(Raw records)
— Begin —

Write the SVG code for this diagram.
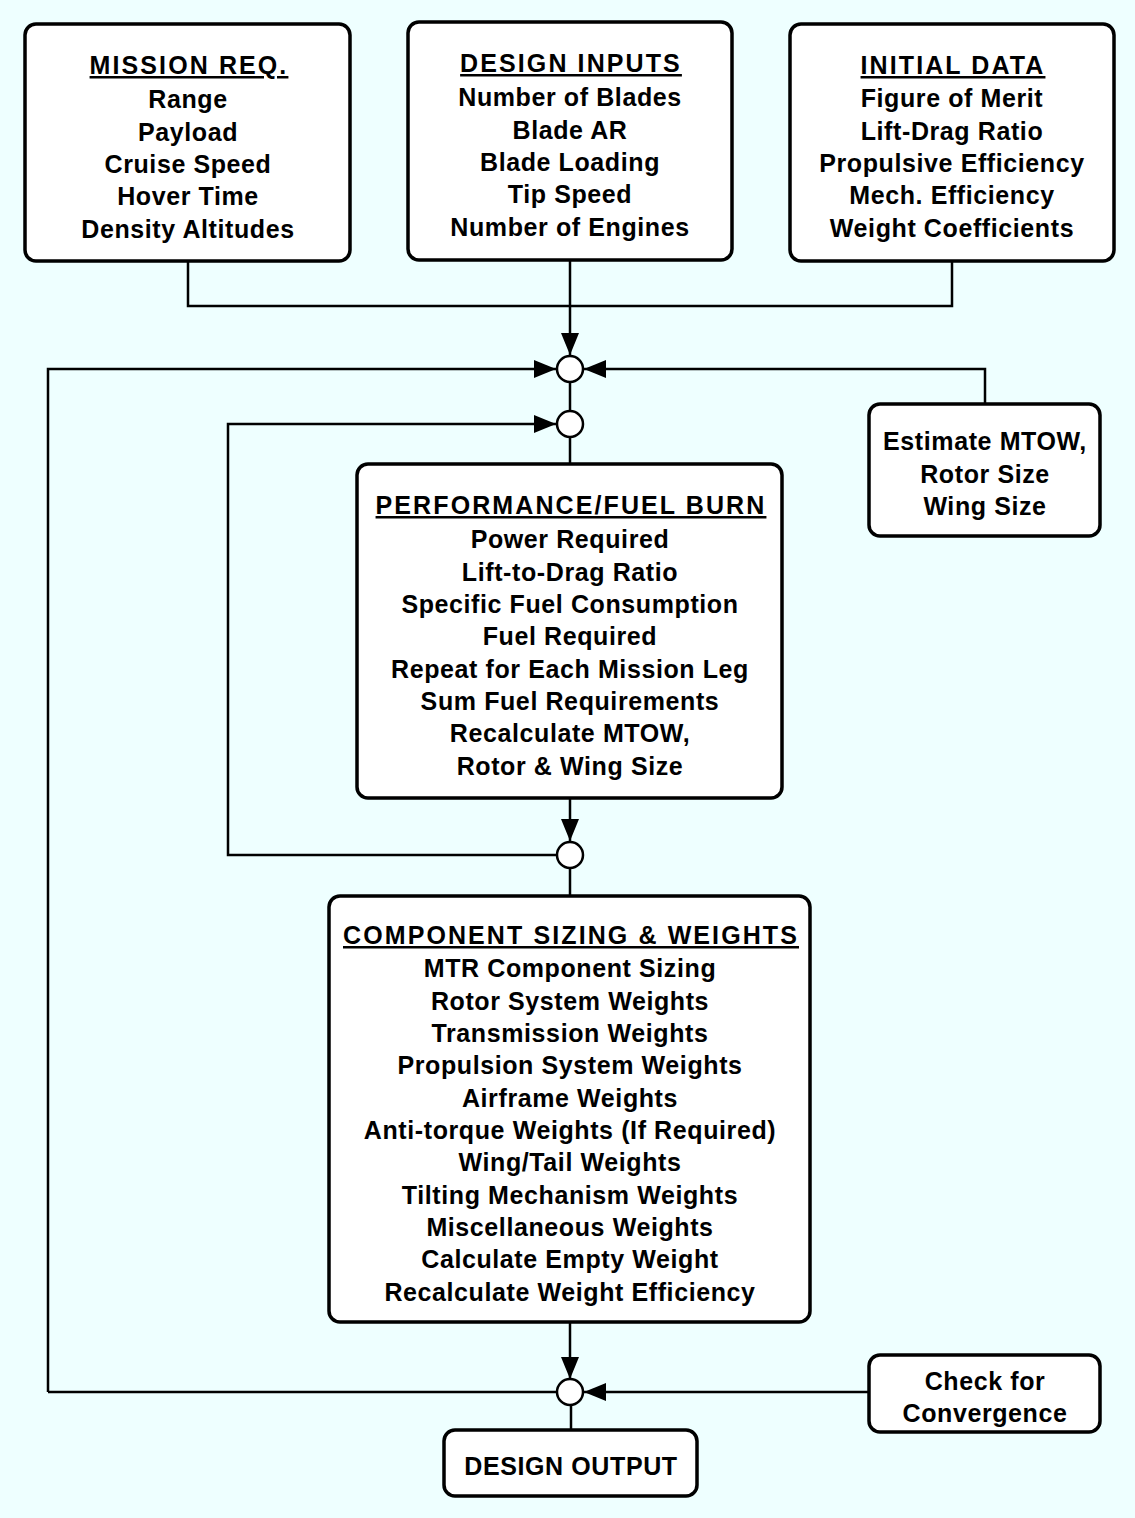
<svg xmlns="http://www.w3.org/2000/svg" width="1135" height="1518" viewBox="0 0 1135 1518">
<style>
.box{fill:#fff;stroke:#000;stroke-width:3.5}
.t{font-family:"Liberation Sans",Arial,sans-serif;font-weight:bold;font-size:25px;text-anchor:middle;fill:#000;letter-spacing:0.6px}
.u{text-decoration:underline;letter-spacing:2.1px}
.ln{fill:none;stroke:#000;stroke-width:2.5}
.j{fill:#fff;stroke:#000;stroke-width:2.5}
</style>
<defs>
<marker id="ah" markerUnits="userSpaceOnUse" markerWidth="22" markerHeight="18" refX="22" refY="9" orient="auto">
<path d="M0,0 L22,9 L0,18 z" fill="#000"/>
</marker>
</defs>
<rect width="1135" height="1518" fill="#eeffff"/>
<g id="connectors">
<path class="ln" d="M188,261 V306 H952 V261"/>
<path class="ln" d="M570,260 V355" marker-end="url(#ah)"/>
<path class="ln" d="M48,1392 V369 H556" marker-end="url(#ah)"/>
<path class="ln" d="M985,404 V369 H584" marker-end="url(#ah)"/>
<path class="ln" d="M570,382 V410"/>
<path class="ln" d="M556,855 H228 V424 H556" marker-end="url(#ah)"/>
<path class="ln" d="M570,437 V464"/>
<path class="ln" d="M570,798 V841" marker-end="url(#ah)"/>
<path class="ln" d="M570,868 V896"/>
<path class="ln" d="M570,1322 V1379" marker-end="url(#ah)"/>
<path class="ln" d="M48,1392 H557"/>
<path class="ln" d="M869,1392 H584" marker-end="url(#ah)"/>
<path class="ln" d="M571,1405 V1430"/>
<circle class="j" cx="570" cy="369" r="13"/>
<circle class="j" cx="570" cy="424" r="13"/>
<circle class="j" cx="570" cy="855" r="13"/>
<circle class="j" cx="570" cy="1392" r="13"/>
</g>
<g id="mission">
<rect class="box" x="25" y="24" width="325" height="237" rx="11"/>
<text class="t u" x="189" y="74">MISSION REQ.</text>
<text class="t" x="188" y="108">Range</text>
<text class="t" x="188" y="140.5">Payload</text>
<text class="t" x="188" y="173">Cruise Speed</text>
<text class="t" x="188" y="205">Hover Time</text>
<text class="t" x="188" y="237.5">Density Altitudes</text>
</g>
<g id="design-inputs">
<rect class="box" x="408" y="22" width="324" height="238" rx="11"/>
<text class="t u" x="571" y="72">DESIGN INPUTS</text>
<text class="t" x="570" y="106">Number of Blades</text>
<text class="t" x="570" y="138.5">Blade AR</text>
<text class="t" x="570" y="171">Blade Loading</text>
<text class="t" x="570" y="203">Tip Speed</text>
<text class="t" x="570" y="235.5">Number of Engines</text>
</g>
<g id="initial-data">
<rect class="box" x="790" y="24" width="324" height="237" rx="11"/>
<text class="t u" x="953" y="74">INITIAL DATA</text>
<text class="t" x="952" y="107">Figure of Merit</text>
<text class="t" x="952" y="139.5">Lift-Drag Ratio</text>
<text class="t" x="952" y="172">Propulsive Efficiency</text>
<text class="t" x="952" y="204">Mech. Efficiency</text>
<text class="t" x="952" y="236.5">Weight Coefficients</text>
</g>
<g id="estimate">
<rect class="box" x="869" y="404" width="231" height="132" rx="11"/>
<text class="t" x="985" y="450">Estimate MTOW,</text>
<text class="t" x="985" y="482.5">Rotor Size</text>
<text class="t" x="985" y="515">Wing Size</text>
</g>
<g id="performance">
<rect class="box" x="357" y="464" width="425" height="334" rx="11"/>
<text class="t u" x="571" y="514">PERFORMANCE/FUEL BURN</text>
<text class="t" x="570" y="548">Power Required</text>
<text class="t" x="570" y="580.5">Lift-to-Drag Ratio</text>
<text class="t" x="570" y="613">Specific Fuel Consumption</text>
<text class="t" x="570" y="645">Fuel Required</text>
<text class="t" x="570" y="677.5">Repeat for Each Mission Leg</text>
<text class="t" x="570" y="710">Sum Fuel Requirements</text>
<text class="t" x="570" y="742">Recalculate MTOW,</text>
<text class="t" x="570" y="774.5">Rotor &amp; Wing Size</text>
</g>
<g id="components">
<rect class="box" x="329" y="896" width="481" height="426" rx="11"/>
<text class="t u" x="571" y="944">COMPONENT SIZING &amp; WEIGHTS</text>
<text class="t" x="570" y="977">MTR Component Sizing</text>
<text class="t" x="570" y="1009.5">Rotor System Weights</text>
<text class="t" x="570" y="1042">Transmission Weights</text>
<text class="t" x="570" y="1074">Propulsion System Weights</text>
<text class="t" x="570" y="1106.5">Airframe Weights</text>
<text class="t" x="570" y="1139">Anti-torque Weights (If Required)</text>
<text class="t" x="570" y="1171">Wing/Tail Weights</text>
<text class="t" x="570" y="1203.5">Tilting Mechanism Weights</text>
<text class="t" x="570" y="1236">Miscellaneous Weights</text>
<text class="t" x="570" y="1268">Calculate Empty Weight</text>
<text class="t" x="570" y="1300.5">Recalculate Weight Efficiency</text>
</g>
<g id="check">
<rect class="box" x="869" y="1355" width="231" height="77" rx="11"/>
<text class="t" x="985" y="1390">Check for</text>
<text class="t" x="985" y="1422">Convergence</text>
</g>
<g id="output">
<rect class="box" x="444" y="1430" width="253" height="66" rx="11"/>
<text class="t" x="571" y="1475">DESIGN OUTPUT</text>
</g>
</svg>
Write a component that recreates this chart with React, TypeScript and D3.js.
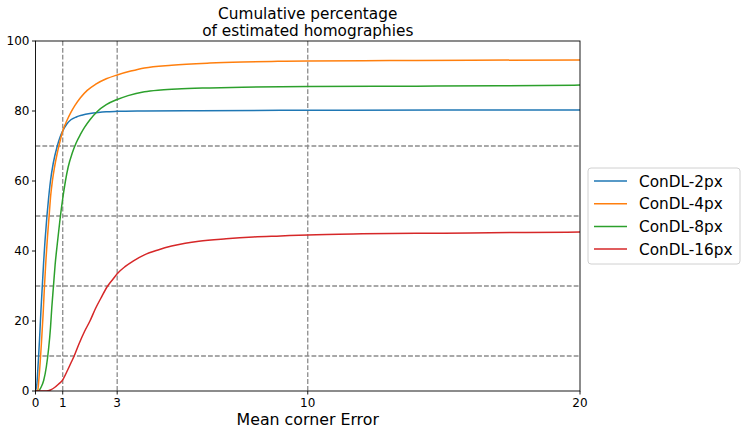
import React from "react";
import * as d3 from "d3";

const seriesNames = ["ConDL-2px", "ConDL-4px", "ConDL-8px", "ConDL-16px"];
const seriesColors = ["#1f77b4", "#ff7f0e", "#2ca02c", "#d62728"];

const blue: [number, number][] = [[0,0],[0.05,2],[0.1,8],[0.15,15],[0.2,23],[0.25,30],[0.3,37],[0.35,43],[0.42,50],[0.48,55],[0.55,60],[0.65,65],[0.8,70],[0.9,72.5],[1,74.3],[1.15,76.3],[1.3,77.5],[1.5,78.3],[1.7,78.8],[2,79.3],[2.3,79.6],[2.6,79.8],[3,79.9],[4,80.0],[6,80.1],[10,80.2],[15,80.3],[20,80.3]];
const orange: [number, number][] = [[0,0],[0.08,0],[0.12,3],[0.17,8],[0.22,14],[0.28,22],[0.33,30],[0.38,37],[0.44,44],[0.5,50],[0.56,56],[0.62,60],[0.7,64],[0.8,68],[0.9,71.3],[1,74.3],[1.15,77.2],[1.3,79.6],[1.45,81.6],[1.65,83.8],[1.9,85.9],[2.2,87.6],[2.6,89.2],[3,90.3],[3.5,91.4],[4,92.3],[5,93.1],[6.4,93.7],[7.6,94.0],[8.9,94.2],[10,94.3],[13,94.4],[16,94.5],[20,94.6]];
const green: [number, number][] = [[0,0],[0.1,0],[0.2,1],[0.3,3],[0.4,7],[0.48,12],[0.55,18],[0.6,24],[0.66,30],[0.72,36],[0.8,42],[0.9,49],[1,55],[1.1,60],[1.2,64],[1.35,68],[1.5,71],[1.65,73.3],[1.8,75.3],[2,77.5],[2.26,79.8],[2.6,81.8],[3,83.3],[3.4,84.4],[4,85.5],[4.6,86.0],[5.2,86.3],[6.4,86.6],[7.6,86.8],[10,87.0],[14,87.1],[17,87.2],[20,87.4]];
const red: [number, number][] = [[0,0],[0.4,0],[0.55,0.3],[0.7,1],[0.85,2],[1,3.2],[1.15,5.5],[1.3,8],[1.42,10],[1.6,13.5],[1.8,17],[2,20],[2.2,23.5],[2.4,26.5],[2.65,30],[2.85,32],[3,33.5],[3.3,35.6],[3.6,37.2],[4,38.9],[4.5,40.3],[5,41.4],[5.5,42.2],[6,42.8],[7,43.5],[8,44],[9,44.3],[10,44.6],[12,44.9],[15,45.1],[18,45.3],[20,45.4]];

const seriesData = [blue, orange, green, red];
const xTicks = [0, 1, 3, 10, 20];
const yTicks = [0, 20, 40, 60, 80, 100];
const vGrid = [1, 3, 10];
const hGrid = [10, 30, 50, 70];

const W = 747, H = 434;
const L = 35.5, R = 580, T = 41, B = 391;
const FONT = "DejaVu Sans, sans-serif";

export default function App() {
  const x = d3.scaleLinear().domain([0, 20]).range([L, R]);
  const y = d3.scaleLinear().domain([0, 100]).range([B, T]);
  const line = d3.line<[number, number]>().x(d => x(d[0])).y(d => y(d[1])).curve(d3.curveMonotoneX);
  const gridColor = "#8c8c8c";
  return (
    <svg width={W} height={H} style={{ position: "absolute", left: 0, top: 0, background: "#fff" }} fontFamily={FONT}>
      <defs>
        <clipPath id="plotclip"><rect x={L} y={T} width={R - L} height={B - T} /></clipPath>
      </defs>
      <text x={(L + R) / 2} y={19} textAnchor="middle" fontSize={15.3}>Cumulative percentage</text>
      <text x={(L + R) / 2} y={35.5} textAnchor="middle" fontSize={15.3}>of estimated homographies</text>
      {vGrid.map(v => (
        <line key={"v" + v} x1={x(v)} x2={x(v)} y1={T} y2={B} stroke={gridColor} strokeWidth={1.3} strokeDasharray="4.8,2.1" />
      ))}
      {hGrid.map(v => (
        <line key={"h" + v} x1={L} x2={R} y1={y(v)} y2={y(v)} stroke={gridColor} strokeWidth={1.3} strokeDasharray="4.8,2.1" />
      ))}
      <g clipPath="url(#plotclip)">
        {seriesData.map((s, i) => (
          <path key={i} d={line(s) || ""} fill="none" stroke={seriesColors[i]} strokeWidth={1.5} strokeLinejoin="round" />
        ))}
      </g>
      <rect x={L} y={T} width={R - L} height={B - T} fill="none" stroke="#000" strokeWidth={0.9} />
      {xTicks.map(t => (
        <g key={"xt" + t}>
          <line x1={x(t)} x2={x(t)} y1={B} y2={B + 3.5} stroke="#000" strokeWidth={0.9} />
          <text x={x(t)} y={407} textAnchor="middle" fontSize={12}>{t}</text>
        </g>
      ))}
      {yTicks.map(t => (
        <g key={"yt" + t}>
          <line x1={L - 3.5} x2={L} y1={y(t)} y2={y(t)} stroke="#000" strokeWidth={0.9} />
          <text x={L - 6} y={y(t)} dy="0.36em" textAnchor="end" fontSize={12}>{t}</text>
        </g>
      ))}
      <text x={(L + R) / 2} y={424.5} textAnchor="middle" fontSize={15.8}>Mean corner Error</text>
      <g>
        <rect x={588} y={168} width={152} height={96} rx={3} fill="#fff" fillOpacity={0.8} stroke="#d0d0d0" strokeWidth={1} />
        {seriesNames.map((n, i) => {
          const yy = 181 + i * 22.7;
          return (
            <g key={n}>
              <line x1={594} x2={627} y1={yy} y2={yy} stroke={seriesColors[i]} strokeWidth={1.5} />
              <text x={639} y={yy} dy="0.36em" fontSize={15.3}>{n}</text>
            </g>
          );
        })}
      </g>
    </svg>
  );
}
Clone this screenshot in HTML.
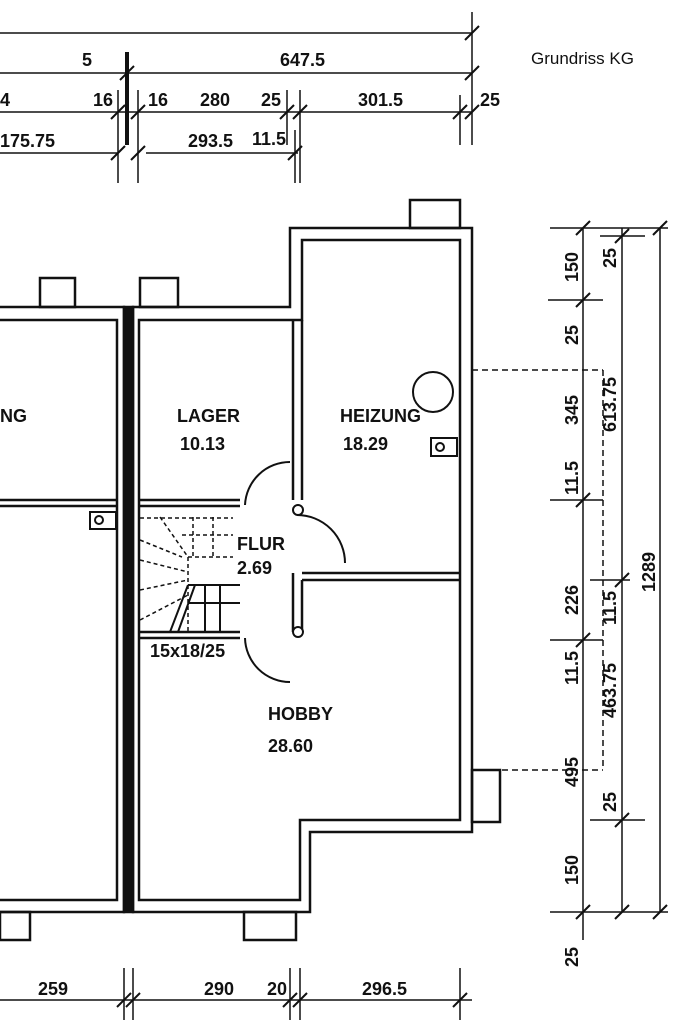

— End —

▶ _PROBLEM DETAILS_:
Single out each line of the records above with the string "this" in it, and copy it.

▶ _RESULT_:
Write the SVG code for this diagram.
Write a component that recreates this chart with React, TypeScript and D3.js.
Clone this screenshot in HTML.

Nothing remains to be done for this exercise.